- **Stated goal**: Could you transcribe the material below exactly, without leaving out a single line?

- **Provided material**:
►

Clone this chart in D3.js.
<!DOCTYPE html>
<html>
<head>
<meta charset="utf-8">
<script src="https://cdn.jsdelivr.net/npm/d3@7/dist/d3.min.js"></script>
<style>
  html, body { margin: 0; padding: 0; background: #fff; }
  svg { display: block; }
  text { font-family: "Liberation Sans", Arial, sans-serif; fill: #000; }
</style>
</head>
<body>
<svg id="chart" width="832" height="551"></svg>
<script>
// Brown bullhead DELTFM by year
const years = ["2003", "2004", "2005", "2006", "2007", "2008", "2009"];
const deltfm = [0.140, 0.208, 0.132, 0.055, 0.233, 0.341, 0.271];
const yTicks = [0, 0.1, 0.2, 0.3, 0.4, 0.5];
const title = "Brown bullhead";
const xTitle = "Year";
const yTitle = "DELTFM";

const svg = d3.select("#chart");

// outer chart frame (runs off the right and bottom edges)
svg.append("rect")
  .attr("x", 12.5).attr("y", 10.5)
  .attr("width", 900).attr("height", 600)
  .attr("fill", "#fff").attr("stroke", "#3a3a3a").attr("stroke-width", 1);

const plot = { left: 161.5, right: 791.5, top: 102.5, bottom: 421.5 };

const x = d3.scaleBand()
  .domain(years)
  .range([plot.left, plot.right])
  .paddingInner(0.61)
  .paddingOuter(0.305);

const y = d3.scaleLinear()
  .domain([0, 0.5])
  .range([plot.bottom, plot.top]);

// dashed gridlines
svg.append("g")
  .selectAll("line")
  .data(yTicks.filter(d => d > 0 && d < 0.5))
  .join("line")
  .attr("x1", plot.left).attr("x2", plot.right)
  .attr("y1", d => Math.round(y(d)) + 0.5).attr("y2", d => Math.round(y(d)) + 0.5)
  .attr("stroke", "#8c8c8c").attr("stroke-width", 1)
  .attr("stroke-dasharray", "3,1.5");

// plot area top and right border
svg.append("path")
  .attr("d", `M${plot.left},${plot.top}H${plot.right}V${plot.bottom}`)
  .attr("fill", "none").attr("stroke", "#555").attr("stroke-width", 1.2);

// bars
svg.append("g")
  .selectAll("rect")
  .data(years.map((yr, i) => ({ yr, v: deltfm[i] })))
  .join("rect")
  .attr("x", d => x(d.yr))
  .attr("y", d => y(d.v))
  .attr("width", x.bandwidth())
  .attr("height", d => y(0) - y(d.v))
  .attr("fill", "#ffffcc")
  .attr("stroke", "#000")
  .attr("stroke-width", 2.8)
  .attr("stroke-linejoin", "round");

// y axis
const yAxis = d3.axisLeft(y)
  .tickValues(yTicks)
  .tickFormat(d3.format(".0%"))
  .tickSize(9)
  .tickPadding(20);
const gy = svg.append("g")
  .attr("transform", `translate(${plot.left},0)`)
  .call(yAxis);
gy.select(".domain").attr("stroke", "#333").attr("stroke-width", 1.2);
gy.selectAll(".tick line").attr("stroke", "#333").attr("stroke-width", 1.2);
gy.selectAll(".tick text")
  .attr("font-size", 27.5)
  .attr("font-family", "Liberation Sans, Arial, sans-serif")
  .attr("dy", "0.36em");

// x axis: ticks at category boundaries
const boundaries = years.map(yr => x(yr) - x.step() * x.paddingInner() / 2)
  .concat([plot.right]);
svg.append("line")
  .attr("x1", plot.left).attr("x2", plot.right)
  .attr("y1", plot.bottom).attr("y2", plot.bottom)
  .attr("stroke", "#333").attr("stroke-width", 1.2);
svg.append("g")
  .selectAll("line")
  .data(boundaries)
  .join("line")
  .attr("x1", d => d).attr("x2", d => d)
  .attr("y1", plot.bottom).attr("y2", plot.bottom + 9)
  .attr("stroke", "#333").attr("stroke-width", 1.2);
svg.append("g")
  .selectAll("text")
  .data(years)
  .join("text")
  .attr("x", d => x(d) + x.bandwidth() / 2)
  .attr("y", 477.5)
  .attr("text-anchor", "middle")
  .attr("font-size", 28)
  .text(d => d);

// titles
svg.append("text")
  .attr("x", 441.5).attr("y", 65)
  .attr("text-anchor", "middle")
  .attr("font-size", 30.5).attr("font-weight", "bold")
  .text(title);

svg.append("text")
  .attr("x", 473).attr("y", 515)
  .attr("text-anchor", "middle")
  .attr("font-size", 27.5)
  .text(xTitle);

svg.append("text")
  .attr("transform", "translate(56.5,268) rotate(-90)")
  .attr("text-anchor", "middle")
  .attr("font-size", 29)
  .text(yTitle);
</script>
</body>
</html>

◄

- **Answer to this exercise**:
Clone this chart in D3.js.
<!DOCTYPE html>
<html>
<head>
<meta charset="utf-8">
<script src="https://cdn.jsdelivr.net/npm/d3@7/dist/d3.min.js"></script>
<style>
  html, body { margin: 0; padding: 0; background: #fff; }
  svg { display: block; }
  text { font-family: "Liberation Sans", Arial, sans-serif; fill: #000; }
</style>
</head>
<body>
<svg id="chart" width="832" height="551"></svg>
<script>
// Brown bullhead DELTFM by year
const years = ["2003", "2004", "2005", "2006", "2007", "2008", "2009"];
const deltfm = [0.140, 0.208, 0.132, 0.055, 0.233, 0.341, 0.271];
const yTicks = [0, 0.1, 0.2, 0.3, 0.4, 0.5];
const title = "Brown bullhead";
const xTitle = "Year";
const yTitle = "DELTFM";

const svg = d3.select("#chart");

// outer chart frame (runs off the right and bottom edges)
svg.append("rect")
  .attr("x", 12.5).attr("y", 10.5)
  .attr("width", 900).attr("height", 600)
  .attr("fill", "#fff").attr("stroke", "#3a3a3a").attr("stroke-width", 1);

const plot = { left: 161.5, right: 791.5, top: 102.5, bottom: 421.5 };

const x = d3.scaleBand()
  .domain(years)
  .range([plot.left, plot.right])
  .paddingInner(0.61)
  .paddingOuter(0.305);

const y = d3.scaleLinear()
  .domain([0, 0.5])
  .range([plot.bottom, plot.top]);

// dashed gridlines
svg.append("g")
  .selectAll("line")
  .data(yTicks.filter(d => d > 0 && d < 0.5))
  .join("line")
  .attr("x1", plot.left).attr("x2", plot.right)
  .attr("y1", d => Math.round(y(d)) + 0.5).attr("y2", d => Math.round(y(d)) + 0.5)
  .attr("stroke", "#8c8c8c").attr("stroke-width", 1)
  .attr("stroke-dasharray", "3,1.5");

// plot area top and right border
svg.append("path")
  .attr("d", `M${plot.left},${plot.top}H${plot.right}V${plot.bottom}`)
  .attr("fill", "none").attr("stroke", "#555").attr("stroke-width", 1.2);

// bars
svg.append("g")
  .selectAll("rect")
  .data(years.map((yr, i) => ({ yr, v: deltfm[i] })))
  .join("rect")
  .attr("x", d => x(d.yr))
  .attr("y", d => y(d.v))
  .attr("width", x.bandwidth())
  .attr("height", d => y(0) - y(d.v))
  .attr("fill", "#ffffcc")
  .attr("stroke", "#000")
  .attr("stroke-width", 2.8)
  .attr("stroke-linejoin", "round");

// y axis
const yAxis = d3.axisLeft(y)
  .tickValues(yTicks)
  .tickFormat(d3.format(".0%"))
  .tickSize(9)
  .tickPadding(20);
const gy = svg.append("g")
  .attr("transform", `translate(${plot.left},0)`)
  .call(yAxis);
gy.select(".domain").attr("stroke", "#333").attr("stroke-width", 1.2);
gy.selectAll(".tick line").attr("stroke", "#333").attr("stroke-width", 1.2);
gy.selectAll(".tick text")
  .attr("font-size", 27.5)
  .attr("font-family", "Liberation Sans, Arial, sans-serif")
  .attr("dy", "0.36em");

// x axis: ticks at category boundaries
const boundaries = years.map(yr => x(yr) - x.step() * x.paddingInner() / 2)
  .concat([plot.right]);
svg.append("line")
  .attr("x1", plot.left).attr("x2", plot.right)
  .attr("y1", plot.bottom).attr("y2", plot.bottom)
  .attr("stroke", "#333").attr("stroke-width", 1.2);
svg.append("g")
  .selectAll("line")
  .data(boundaries)
  .join("line")
  .attr("x1", d => d).attr("x2", d => d)
  .attr("y1", plot.bottom).attr("y2", plot.bottom + 9)
  .attr("stroke", "#333").attr("stroke-width", 1.2);
svg.append("g")
  .selectAll("text")
  .data(years)
  .join("text")
  .attr("x", d => x(d) + x.bandwidth() / 2)
  .attr("y", 477.5)
  .attr("text-anchor", "middle")
  .attr("font-size", 28)
  .text(d => d);

// titles
svg.append("text")
  .attr("x", 441.5).attr("y", 65)
  .attr("text-anchor", "middle")
  .attr("font-size", 30.5).attr("font-weight", "bold")
  .text(title);

svg.append("text")
  .attr("x", 473).attr("y", 515)
  .attr("text-anchor", "middle")
  .attr("font-size", 27.5)
  .text(xTitle);

svg.append("text")
  .attr("transform", "translate(56.5,268) rotate(-90)")
  .attr("text-anchor", "middle")
  .attr("font-size", 29)
  .text(yTitle);
</script>
</body>
</html>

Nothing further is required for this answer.